Na correnteza de uma reconstituição da obra dos principais nomes da poesia marginal,
publica-se Poesia completa. Neste volume, Heloisa Jahn recolhe uma variedade
de inéditos a partir de uma pesquisa com os 23 cadernos do poeta que abrangem
dos anos de 1977 a 1987. No mesmo volume, seguindo certa revalorização da letra
de música depois do Prêmio Nobel de Literatura para Bob Dylan, sai uma seleta
organizada por Rosa Emília Dias com sessenta das composições de Cacaso.
Por essa ocasião, reeditou-se em livro digital oito contos, reabrindo-se o interesse pelas incursões de Cacaso na prosa de ficção. Elas acontecem no final dos anos 1980, quando publica na revista Novos Estudos Cebrap, os textos “Inclusive... aliás...” e “Buziquim”. Preparada por Mariano Marovalto, a publicação eletrônica Doutor caneta reuniu estes e outros seis contos.
Antes das duas antologias com a poesia e da reunião de contos de Cacaso, o primeiro passo de expansão da sua presença em livro acontece
com Não quero prosa (1997). Organizado por Vilma Arêas, o livro é uma amostra
da intenção nutrida pelo escritor em sistematizar e construir uma compreensão
acerca da poesia de sua geração no âmbito da literatura brasileira. Aqui, regressa
o Antônio Carlos de Brito — ele só passa a assinar os livros com o nome
referido até agora neste texto e que o fez reconhecido a partir de Na corda
bamba. Dois trabalhos se destacam nesse conjunto da sua prosa: o estudo inacabado
sobre Francisco Alvim “Poeta dos outros” e a tese segundo a qual a geração
marginal trabalhava coletivamente na feitura de um só poema, “em que a poesia
tornou-se um banquete de todo” — para recuperar suas próprias palavras.

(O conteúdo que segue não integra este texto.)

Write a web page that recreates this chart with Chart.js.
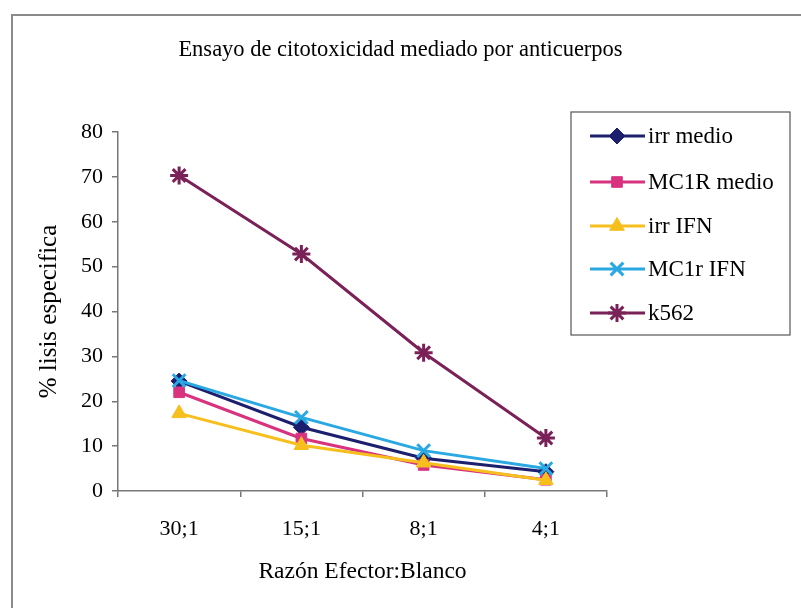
<!DOCTYPE html>
<html>
<head>
<meta charset="utf-8">
<script src="https://cdn.jsdelivr.net/npm/chart.js@4.4.1/dist/chart.umd.min.js"></script>
<style>
  html, body { margin: 0; padding: 0; background: #fff; }
  #wrap { width: 801px; height: 608px; position: relative; }
</style>
</head>
<body>
<div id="wrap"><canvas id="c" width="801" height="608"></canvas></div>
<script>
const chartTitle = "Ensayo de citotoxicidad mediado por anticuerpos";
const xAxisTitle = "Razón Efector:Blanco";
const yAxisTitle = "% lisis especifica";
const categories = ["30;1", "15;1", "8;1", "4;1"];
const seriesNames = ["irr medio", "MC1R medio", "irr IFN", "MC1r IFN", "k562"];
const irrMedio  = [24.5, 14.2, 7.3, 4.3];
const mc1rMedio = [22.0, 11.7, 5.8, 2.5];
const irrIFN    = [17.3, 10.2, 6.3, 2.4];
const mc1rIFN   = [24.6, 16.4, 9.0, 5.0];
const k562      = [70.3, 52.8, 30.8, 11.8];
const yTicks = [0, 10, 20, 30, 40, 50, 60, 70, 80];

const seriesValues = [irrMedio, mc1rMedio, irrIFN, mc1rIFN, k562];
const colors = ["#1c1f6e", "#d8337f", "#f6bf1e", "#2aa8e2", "#7a2158"];
const styles = ["rectRot", "rect", "triangle", "crossRot", "star"];
const radii = [8, 7.5, 8.5, 9, 9];

const FONT = "'Liberation Serif', 'Times New Roman', serif";

const datasets = seriesValues.map((vals, i) => ({
  label: seriesNames[i],
  data: vals,
  borderColor: colors[i],
  backgroundColor: colors[i],
  borderWidth: 3,
  pointStyle: styles[i],
  pointRadius: radii[i],
  pointBorderWidth: (styles[i] === 'crossRot' || styles[i] === 'star') ? 3 : 1,
  pointBackgroundColor: colors[i],
  pointBorderColor: colors[i],
  tension: 0,
  yAxisID: 'y',
  order: seriesValues.length - i
}));

const framePlugin = {
  id: 'frame',
  beforeDraw(chart) {
    const ctx = chart.ctx;
    ctx.save();
    ctx.strokeStyle = '#8a8a8a';
    ctx.lineWidth = 2;
    ctx.beginPath();
    ctx.moveTo(12, 608);
    ctx.lineTo(12, 15);
    ctx.lineTo(801, 15);
    ctx.stroke();
    ctx.restore();
  }
};

const legendPlugin = {
  id: 'customLegend',
  afterDraw(chart) {
    const ctx = chart.ctx;
    const bx = 571, by = 112, bw = 219, bh = 223;
    ctx.save();
    ctx.strokeStyle = '#555';
    ctx.lineWidth = 1.2;
    ctx.strokeRect(bx, by, bw, bh);
    const rows = [136, 182, 226, 269, 313];
    const drawPoint = Chart.helpers && Chart.helpers.drawPoint;
    chart.data.datasets.forEach((ds, i) => {
      const y = rows[i];
      ctx.strokeStyle = ds.borderColor;
      ctx.lineWidth = 3;
      ctx.beginPath();
      ctx.moveTo(590, y);
      ctx.lineTo(645, y);
      ctx.stroke();
      ctx.fillStyle = ds.pointBackgroundColor;
      ctx.strokeStyle = ds.pointBorderColor;
      ctx.lineWidth = ds.pointBorderWidth;
      if (drawPoint) {
        drawPoint(ctx, { pointStyle: ds.pointStyle, radius: ds.pointRadius, rotation: 0, borderWidth: ds.pointBorderWidth }, 617, y);
      }
      ctx.fillStyle = '#000';
      ctx.font = "23px " + FONT;
      ctx.textAlign = 'left';
      ctx.textBaseline = 'middle';
      ctx.fillText(ds.label, 648, y + 1);
    });
    ctx.restore();
  }
};

new Chart(document.getElementById('c'), {
  type: 'line',
  data: { labels: categories, datasets },
  options: {
    responsive: false,
    animation: false,
    devicePixelRatio: 1,
    layout: { padding: { left: 0, right: 0, top: 0, bottom: 0 } },
    plugins: {
      legend: { display: false },
      tooltip: { enabled: false },
      title: {
        display: true,
        text: chartTitle,
        color: '#000',
        font: { family: FONT, size: 22.5, weight: 'normal' },
        padding: { top: 37, bottom: 68 }
      }
    },
    scales: {
      x: {
        type: 'category',
        offset: true,
        grid: { display: true, offset: true, drawOnChartArea: false, drawTicks: true, tickLength: 6, color: '#777', lineWidth: 1.5 },
        border: { display: true, color: '#777', width: 1.5 },
        ticks: { color: '#000', font: { family: FONT, size: 22 }, padding: 19, maxRotation: 0 },
        title: { display: true, text: xAxisTitle, color: '#000', font: { family: FONT, size: 23.5 }, padding: { top: 0, bottom: 22 } },
        afterFit(scale) { scale.height = 117; }
      },
      y: {
        position: 'left',
        min: 0, max: 80,
        afterBuildTicks(scale) { scale.ticks = yTicks.map(v => ({ value: v })); },
        grid: { display: true, drawOnChartArea: false, drawTicks: true, tickLength: 6, color: '#777', lineWidth: 1.5 },
        border: { display: true, color: '#777', width: 1.5 },
        ticks: { color: '#000', font: { family: FONT, size: 22 }, padding: 9 },
        title: { display: true, text: yAxisTitle, color: '#000', font: { family: FONT, size: 25 }, padding: { top: 34, bottom: 0 } },
        afterFit(scale) { scale.width = 118; }
      },
      spacer: {
        position: 'right',
        min: 0, max: 80,
        display: true,
        grid: { display: false, drawTicks: false },
        border: { display: false },
        ticks: { display: false },
        afterFit(scale) { scale.width = 194; }
      }
    }
  },
  plugins: [framePlugin, legendPlugin]
});
</script>
</body>
</html>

Uma visita ao ainda mais extenso e
complexo universo da poesia na literatura brasileira é o suficiente para
atestar que as poéticas derivadas da geração de Cacaso, incluída, claro está,
sua própria obra, se estabeleceu como uma linha de força; seus herdeiros se
mostram de norte a sul do Brasil. O acaso, a impermanência ou o inerente da
Poesia Marginal que tanto pareceu preocupar o poeta quando se coloca como decifrador
do seu tempo ainda permanece e agora como modelo para as poéticas em curso.
Chegará a clássico?
Notas
1 É como Frederico Coelho, no já
referido ensaio, designa. A primeira frente era formada por Cacaso, o próprio
Roberto Schwarz — que publicou na coleção Frenesi, Corações veteranos —,
Francisco Alvim, Geraldo Carneiro e José Carlos Pádua. À segunda frente
pertencia a dupla “que representava o grupo histórico da cultura marginal
carioca”, Torquato Neto e Waly Salomão. E, à terceira frente, inclui-se os
autores apresentados por Heloisa Buarque de Hollanda, da chamada “geração
mimeógrafo”: Chacal, Charles e Bernardo Vilhena. Em torno dos nomes aqui
referidos, circularam vários outros autores e uma mostra deles se encontra na
antologia 26 poetas hoje, lançada em 1976 pela editora espanhola Labor.
Referências
Coelho, Frederico. “Quantas
margens cabem em um poema? Poesia Marginal ontem, hoje e além”. In: Ferraz,
Eucanaã (org.). Poesia Marginal: palavra e livro. São Paulo: Instituto
Moreira Salles, 2013.
Hollanda, Heloisa Buarque de. “Falando
sério sobre Na corda bamba & outros livrinhos”. In: Brito, Antônio
Carlos de. Poesia completa. São Paulo: Companhia das Letras, 2020.
Magalhães, Milena. Cacaso não é
bem o caso do acaso. Alea: Estudos Neolatinos, Rio de Janeiro, vol. 1,
n. 8, jan. 2006.
Schwarz, Roberto. “Pensando em Cacaso”.
In: Sequências brasileiras. São Paulo: Companhia das Letras, 2019.